O ajustamento previsto no AF vai exigir que a despesa primária cresça até 70% do crescimento da receita primária, com piso de 0,6% e teto de 2,5%. As viúvas do teto não gostaram da regra. Elas preferem cortes radicais de gastos. Alegam que o arcabouço fiscal exige aumento da carga tributária. Na verdade, o AF de Lula exige apenas a retomada do crescimento. Sempre que o PIB aumenta, a receita cresce proporcionalmente. O Brasil cresceu bem durante o governo Lula: em média, 4,1% ao ano. Mas cresceu apenas 0,8% ao ano desde o impeachment.

Para que o PIB volte a crescer, o governo precisa investir. O AF cria um piso de R$ 75 bilhões para os investimentos públicos, que pode receber bônus de R$ 25 bilhões. Como o PIB é de R$ 10 trilhões, tais investimentos vão representar entre 0,75% e 1% do PIB. É muito pouco.

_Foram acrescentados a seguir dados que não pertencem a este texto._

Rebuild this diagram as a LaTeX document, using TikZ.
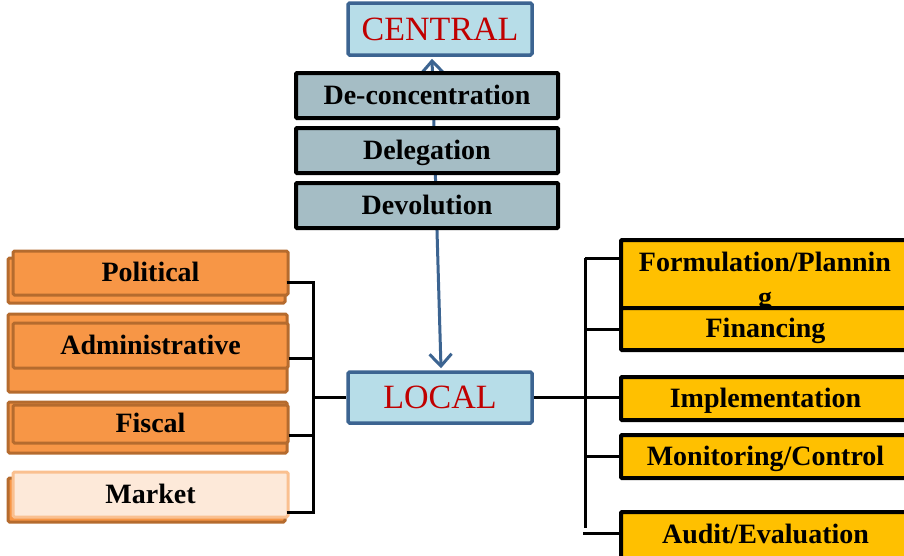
\documentclass[tikz,border=0pt]{standalone}
\usepackage{fontspec}
\setmainfont{Liberation Serif}
\usetikzlibrary{arrows.meta}
\definecolor{orfill}{HTML}{F79646}
\definecolor{ordraw}{HTML}{B56B2E}
\definecolor{mkfill}{HTML}{FDE9D9}
\definecolor{mkdraw}{HTML}{FAC090}
\definecolor{bluefill}{HTML}{B7DDE8}
\definecolor{bluedraw}{HTML}{3C6491}
\definecolor{grayfill}{HTML}{A5BDC5}
\definecolor{yelfill}{HTML}{FFC000}
\definecolor{redtext}{HTML}{C00000}
\tikzset{
  box/.style={inner sep=0pt, font=\fontsize{28}{32}\selectfont\bfseries},
  cbox/.style={box, text height=23pt, text depth=6pt},
  orbox/.style={cbox, fill=orfill, draw=ordraw, line width=3pt, rounded corners=1.5pt},
  mkbox/.style={cbox, fill=mkfill, draw=mkdraw, line width=3pt, rounded corners=1.5pt},
  graybox/.style={cbox, fill=grayfill, draw=black, line width=4pt, rounded corners=1pt},
  yelbox/.style={cbox, fill=yelfill, draw=black, line width=4pt, rounded corners=1pt},
  bluebox/.style={inner sep=0pt, fill=bluefill, draw=bluedraw, line width=3.5pt, rounded corners=1.5pt, text=redtext, font=\fontsize{34}{38}\selectfont},
  conn/.style={draw=black, line width=3pt},
  arr/.style={draw=bluedraw, line width=3pt, {Straight Barb[length=12pt,width=22pt,line width=3pt]}-{Straight Barb[length=12pt,width=22pt,line width=3pt]}}
}
\begin{document}
\begin{tikzpicture}[x=1pt,y=-1pt]
\useasboundingbox (0,0) rectangle (904,555);
\clip (0,0) rectangle (904,555);
\fill[white] (0,0) rectangle (904,555);

% central / local
\node[bluebox, minimum width=184pt, minimum height=52pt] (central) at (440,29) {CENTRAL};
\node[bluebox, minimum width=184pt, minimum height=51pt] (local) at (440,397.5) {LOCAL};

% arrow (behind gray boxes)
\draw[arr] ([xshift=1pt,yshift=2pt]local.north) -- ([xshift=-8pt,yshift=-2pt]central.south);

% gray boxes
\node[graybox, minimum width=262pt, minimum height=45pt] (deconc) at (427,95.5) {De-concentration};
\node[graybox, minimum width=262pt, minimum height=45pt] (deleg) at (427,150.5) {Delegation};
\node[graybox, minimum width=262pt, minimum height=45pt] (devol) at (427,205.5) {Devolution};

% left boxes
\node[orbox, minimum width=277pt, minimum height=45pt] (polb) at (146.5,280.5) {};
\node[orbox, minimum width=275pt, minimum height=44pt] (pol) at (150.5,273) {Political};

\node[orbox, minimum width=279pt, minimum height=78pt] (admb) at (147.5,353) {};
\node[orbox, minimum width=275pt, minimum height=45pt] (adm) at (150.5,345.5) {Administrative};

\node[orbox, minimum width=279pt, minimum height=51pt] (fisb) at (147.5,427.5) {};
\node[orbox, minimum width=275pt, minimum height=38pt] (fis) at (150.5,424) {Fiscal};

\node[orbox, minimum width=277pt, minimum height=44pt] (mktb) at (146.5,500) {};
\node[mkbox, minimum width=275pt, minimum height=45pt] (mkt) at (150.5,494.5) {Market};

% right boxes
\node[yelbox, minimum width=289pt, minimum height=68pt] (form) at (765.5,274) {};
\node[box, anchor=base] (formt1) at (765,271) {Formulation/Plannin};
\node[box, anchor=base] (formt2) at (765,306) {g};
\node[yelbox, minimum width=289pt, minimum height=42pt] (fin) at (765.5,329) {Financing};
\node[yelbox, minimum width=289pt, minimum height=43pt] (impl) at (765.5,398.5) {Implementation};
\node[yelbox, minimum width=289pt, minimum height=43pt] (mon) at (765.5,456.5) {Monitoring/Control};
\node[yelbox, minimum width=289pt, minimum height=46pt] (aud) at (765.5,535) {Audit/Evaluation};

% left bracket
\coordinate (lbx) at (313,0);
\draw[conn] ([yshift=-1.5pt]polb.east) -- ([yshift=-1.5pt]polb.east -| lbx);
\draw[conn] ([yshift=-5pt]admb.east) -- ([yshift=-5pt]admb.east -| lbx);
\draw[conn] ([yshift=-7.5pt]fisb.east) -- ([yshift=-7.5pt]fisb.east -| lbx);
\draw[conn] ([yshift=-12pt]mktb.east) -- ([yshift=-12pt]mktb.east -| lbx);
\draw[conn, line cap=rect] ([yshift=-1.5pt]polb.east -| lbx) -- ([yshift=-12pt]mktb.east -| lbx);
\draw[conn] (local.west -| lbx) -- (local.west);

% right bracket
\coordinate (rbx) at (585,0);
\draw[conn] ([yshift=16pt]form.west) -- ([yshift=16pt]form.west -| rbx);
\draw[conn] (fin.west) -- (fin.west -| rbx);
\draw[conn] (local.east) -- (local.east -| impl.west);
\draw[conn] (mon.west) -- (mon.west -| rbx);
\draw[conn] ([yshift=2pt]aud.west) -- ([yshift=2pt, xshift=-2pt]aud.west -| rbx);
\draw[conn] ([yshift=16pt]form.west -| rbx) -- ([yshift=7pt]aud.west -| rbx);
\end{tikzpicture}
\end{document}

A retomada do crescimento teria que ser comandada por investimentos privados. Dificilmente isso vai ocorrer se o Banco Central (BC) mantiver a Selic real em 8,5%. A saída estaria na oferta de crédito subsidiado por bancos federais. Tal saída foi dificultada pelo AF. Ele incluiu no limite (apertado) das despesas primárias os repasses aos bancos oficiais.

O teto de Temer, em seu escandaloso radicalismo, excluía tais repasses do limite de gastos. O que motivou Haddad a ser mais realista que o rei? Não teria sido a crítica pública do presidente do BC aos empréstimos subsidiados? É preocupante a submissão de Haddad a Campos Neto.

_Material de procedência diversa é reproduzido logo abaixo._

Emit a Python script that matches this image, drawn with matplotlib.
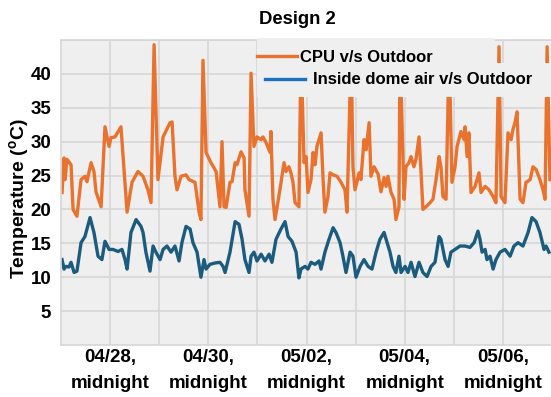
import matplotlib
matplotlib.use('Agg')
import matplotlib.pyplot as plt
from matplotlib.lines import Line2D
from matplotlib.patches import Rectangle

plt.rcParams['font.family'] = ['Liberation Sans', 'DejaVu Sans']
plt.rcParams['font.weight'] = 'bold'
plt.rcParams['mathtext.fontset'] = 'custom'
plt.rcParams['mathtext.rm'] = 'Liberation Sans:bold'
plt.rcParams['mathtext.bf'] = 'Liberation Sans:bold'

# hours since 04/27 midnight, temperature in degC
cpu_hours = [0.5, 1.5, 2.0, 2.9, 4.9, 5.9, 7.8, 9.8, 11.7, 12.7, 14.7, 16.1, 17.1, 19.6,
             21.5, 23.5, 24.4, 26.4, 29.3, 32.3, 34.7, 37.6, 40.1, 42.5, 44.0, 45.5,
             47.4, 49.9, 53.3, 54.3, 55.7, 56.7, 58.7, 61.1, 62.6, 65.5, 67.5, 68.4,
             69.4, 70.9, 73.3, 75.8, 77.7, 78.7, 79.7, 80.7, 82.6, 83.6, 85.1, 86.0,
             88.0, 89.5, 89.9, 91.9, 92.9, 94.3, 95.8, 97.8, 98.7, 100.2, 102.2, 102.6,
             103.6, 104.6, 107.0, 109.0, 110.0, 111.4, 112.4, 113.4, 114.4, 116.3,
             117.3, 118.8, 119.8, 120.7, 122.2, 123.2, 124.2, 125.1, 127.1, 128.1,
             129.0, 130.5, 131.5, 133.0, 134.9, 136.9, 138.8, 139.8, 141.8, 142.7,
             143.7, 145.7, 146.6, 148.1, 149.1, 150.6, 151.5, 153.0, 155.0, 156.4,
             157.9, 158.9, 159.8, 161.3, 162.8, 163.7, 165.2, 165.7, 167.7, 168.6,
             170.1, 171.1, 172.5, 173.5, 175.0, 176.0, 176.9, 178.4, 180.4, 181.8,
             183.3, 184.8, 185.7, 186.7, 188.2, 189.7, 191.1, 192.6, 193.6, 195.5,
             197.0, 197.5, 198.5, 199.4, 200.4, 202.4, 204.3, 205.3, 207.3, 209.2,
             211.2, 212.6, 214.1, 215.1, 217.0, 218.5, 220.0, 220.9, 221.9, 222.9,
             224.4, 225.8, 227.3, 229.3, 230.7, 232.2, 234.1, 235.6, 236.6, 237.6,
             239.0]
cpu_temp = [22.5, 27.6, 24.4, 27.4, 26.6, 20.0, 19.0, 24.4, 24.9, 24.1, 26.9, 25.6, 22.6, 20.4,
            32.2, 29.3, 30.6, 30.7, 32.2, 19.6, 24.0, 25.6, 24.9, 22.9, 21.0, 44.3,
            24.4, 30.7, 32.8, 32.9, 24.9, 22.9, 24.9, 25.1, 24.4, 24.0, 19.6, 18.5,
            42.0, 28.4, 26.9, 25.6, 20.4, 30.0, 20.4, 20.3, 24.0, 24.1, 26.9, 26.6,
            28.5, 27.6, 22.9, 19.0, 40.1, 29.3, 30.7, 30.3, 30.7, 29.9, 28.4, 31.5,
            21.5, 18.5, 22.9, 26.9, 25.6, 26.3, 25.4, 24.0, 21.0, 20.4,
            43.5, 26.9, 27.8, 22.5, 24.4, 28.4, 26.6, 29.3, 31.3, 24.4,
            19.6, 21.9, 25.4, 25.1, 24.9, 24.0, 22.9, 19.6, 43.5, 26.3,
            22.9, 25.4, 24.4, 30.3, 28.8, 32.8, 24.9, 26.3, 25.2, 22.6,
            24.7, 23.4, 24.9, 22.5, 21.5, 18.5, 20.4, 43.5, 21.5, 26.3,
            26.9, 27.8, 26.3, 27.4, 30.7, 25.4, 20.0, 20.4, 21.0, 21.5,
            24.4, 27.8, 26.3, 21.9, 21.5, 43.5, 24.0, 26.3, 29.3, 31.5,
            30.3, 32.2, 27.8, 31.3, 22.5, 23.4, 25.4, 22.5, 23.4, 22.9,
            21.9, 21.0, 44.0, 21.9, 21.0, 31.3, 30.3, 31.8, 32.8, 34.4,
            21.5, 21.0, 24.0, 24.4, 26.3, 25.9, 24.4, 22.9, 21.5, 44.0,
            24.4]

dome_hours = [0.5, 1.5, 2.4, 3.9, 4.9, 6.4, 7.8, 9.8, 11.7, 14.2, 16.1, 18.1, 20.0, 21.5,
              23.5, 25.4, 27.9, 29.8, 31.3, 32.3, 34.2, 36.7, 39.1, 40.1, 41.5, 43.5,
              45.0, 46.4, 48.4, 49.9, 51.8, 53.8, 55.7, 57.7, 59.1, 61.1, 63.1, 64.5,
              66.5, 68.4, 69.9, 70.9, 72.8, 75.3, 77.7, 79.2, 80.2, 82.6, 85.1, 87.0,
              88.5, 89.9, 91.9, 92.9, 94.3, 95.8, 97.8, 99.7, 101.7, 103.1, 105.1,
              107.5, 109.5, 111.0, 112.9, 114.9, 116.3, 117.3, 119.3, 120.7, 122.2,
              124.2, 126.1, 127.1, 129.0, 131.0, 133.0, 134.4, 136.4, 137.8, 139.3,
              141.3, 142.7, 144.2, 146.2, 148.1, 150.1, 152.0, 154.0, 155.9, 157.9,
              158.9, 160.8, 162.3, 163.7, 165.2, 166.2, 168.2, 169.6, 171.1, 173.0,
              175.0, 176.9, 178.9, 180.9, 182.8, 184.8, 185.7, 187.7, 189.2, 190.6,
              192.6, 195.0, 197.5, 199.9, 201.9, 203.8, 204.8, 205.8, 207.3, 208.2,
              209.7, 211.2, 212.6, 214.6, 217.0, 219.5, 221.4, 223.4, 225.8, 228.3,
              230.2, 232.2, 234.1, 236.1, 237.1, 238.5]
dome_temp = [12.6, 11.2, 11.6, 11.5, 12.2, 10.7, 10.9, 15.1, 16.0, 18.8, 16.6, 13.1, 12.6, 15.3,
             14.1, 14.1, 13.8, 14.1, 12.6, 11.2, 16.6, 18.5, 17.5, 16.6, 13.7, 10.9,
             14.6, 13.7, 12.6, 14.1, 14.6, 13.7, 14.6, 12.4, 15.1, 17.5, 17.1, 15.1,
             13.7, 10.0, 12.6, 11.2, 11.9, 12.1, 12.2, 11.6, 10.7, 13.7, 18.2, 17.8,
             15.6, 12.6, 10.7, 13.1, 13.7, 12.4, 13.4, 12.4, 13.4, 12.2, 15.6,
             17.1, 18.2, 16.0, 15.3, 13.7, 9.9, 11.2, 11.6, 11.2, 12.2,
             11.9, 12.4, 11.2, 13.7, 15.6, 17.3, 16.6, 15.1, 13.1, 10.7,
             13.7, 13.1, 10.0, 11.6, 12.6, 11.6, 11.2, 13.7, 15.6, 16.6,
             15.6, 13.7, 11.6, 10.7, 13.1, 10.7, 11.6, 10.7, 12.2, 10.1,
             12.2, 10.7, 10.1, 11.6, 12.2, 16.0, 15.6, 12.6, 11.6, 13.7,
             14.1, 14.6, 14.6, 14.4, 15.1, 16.8, 15.6, 13.7, 14.1, 12.6,
             13.1, 11.2, 12.6, 13.7, 14.1, 13.1, 14.6, 15.1, 14.6, 16.6,
             18.8, 18.2, 16.6, 14.1, 14.6, 13.7]

tick_hours = [24, 72, 120, 168, 216]
tick_labels = ['04/28,\nmidnight', '04/30,\nmidnight', '05/02,\nmidnight',
               '05/04,\nmidnight', '05/06,\nmidnight']
day_hours = [24 * d for d in range(1, 10)]

orange = '#E9722E'
teal = '#1B5C7E'
bg = '#EFEFEF'

fig = plt.figure(figsize=(5.51, 3.97), dpi=100)
ax = fig.add_axes([61 / 551, 52 / 397, 490 / 551, 305 / 397])
ax.set_facecolor(bg)

ax.plot(cpu_hours, cpu_temp, color=orange, lw=2.4, zorder=2)
ax.plot(dome_hours, dome_temp, color=teal, lw=2.4, zorder=2)

ax.set_xlim(0, 239.5)
ax.set_ylim(0, 45)
ax.set_yticks([5, 10, 15, 20, 25, 30, 35, 40])
ax.set_xticks(tick_hours)
ax.set_xticklabels(tick_labels, linespacing=1.65)
ax.set_xticks(day_hours, minor=True)
ax.tick_params(axis='both', length=0, labelsize=13.5)
ax.tick_params(axis='x', pad=3)
ax.tick_params(axis='y', pad=7)
ax.tick_params(which='minor', length=0)
for lab in ax.get_xticklabels() + ax.get_yticklabels():
    lab.set_fontweight('bold')

ax.set_yticks([45], minor=True)
ax.grid(True, which='both', color='#D6D6D6', lw=1.2, zorder=0)
ax.set_axisbelow(True)
for s in ax.spines.values():
    s.set_color('#D6D6D6')
    s.set_linewidth(1.2)
ax.spines['right'].set_visible(False)

ax.set_ylabel('Temperature ($\\mathbf{^{o}}$C)', fontsize=14, fontweight='bold')
ax.yaxis.set_label_coords(-0.062, 0.48)
fig.text(297 / 551, 1 - 20 / 397, 'Design 2', ha='center', va='center',
         fontsize=13.3, fontweight='bold')

# legend panels sit over the traces
ax.add_patch(Rectangle((0.40, 0.925), 0.486, 0.08, transform=ax.transAxes,
                       facecolor=bg, edgecolor='none', zorder=3, clip_on=False))
ax.add_patch(Rectangle((0.40, 0.813), 0.60, 0.112, transform=ax.transAxes,
                       facecolor=bg, edgecolor='none', zorder=3, clip_on=False))

h1 = Line2D([], [], color=orange, lw=2.4)
h2 = Line2D([], [], color='#1F70C1', lw=2.4)
leg1 = ax.legend([h1], ['CPU v/s Outdoor'], loc='center left',
                 bbox_to_anchor=((257 - 61) / 490, (345 - 57) / 305),
                 frameon=False, borderpad=0, borderaxespad=0,
                 handlelength=2.4, handletextpad=0.15,
                 prop={'size': 12, 'weight': 'bold'})
leg1.set_zorder(4)
ax.add_artist(leg1)
leg2 = ax.legend([h2], ['Inside dome air v/s Outdoor'], loc='center left',
                 bbox_to_anchor=((265 - 61) / 490, (345 - 80) / 305),
                 frameon=False, borderpad=0, borderaxespad=0,
                 handlelength=2.4, handletextpad=0.5,
                 prop={'size': 12, 'weight': 'bold'})
leg2.set_zorder(4)

fig.savefig('out.png', dpi=100)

A lei da autonomia do BC condiciona a manipulação dos juros ao cumprimento de metas de inflação ditadas pelo Conselho Monetário Nacional (CMN). Lula tem maioria no CMN, que é presidido por Haddad. As atuais metas de inflação (3,25% em 2023 e 3% em 2024 e 2025), extremamente irrealistas, foram fixadas por Paulo Guedes. Se elas fossem aumentadas, o BC não teria pretexto para manter a Selic em 13,75%.

Haddad não aumentou as metas de inflação porque Campos Neto desaprovou. A palavra final sobre as metas passou a ser do Banco Central. A lei tornou o BC autônomo, Fernando Haddad o tornou independente. A covardia do ministro pode fazer prevalecer a mentalidade austericida do BC, inviabilizando a retomada do crescimento, condição sine qua non para a viabilidade do arcabouço fiscal.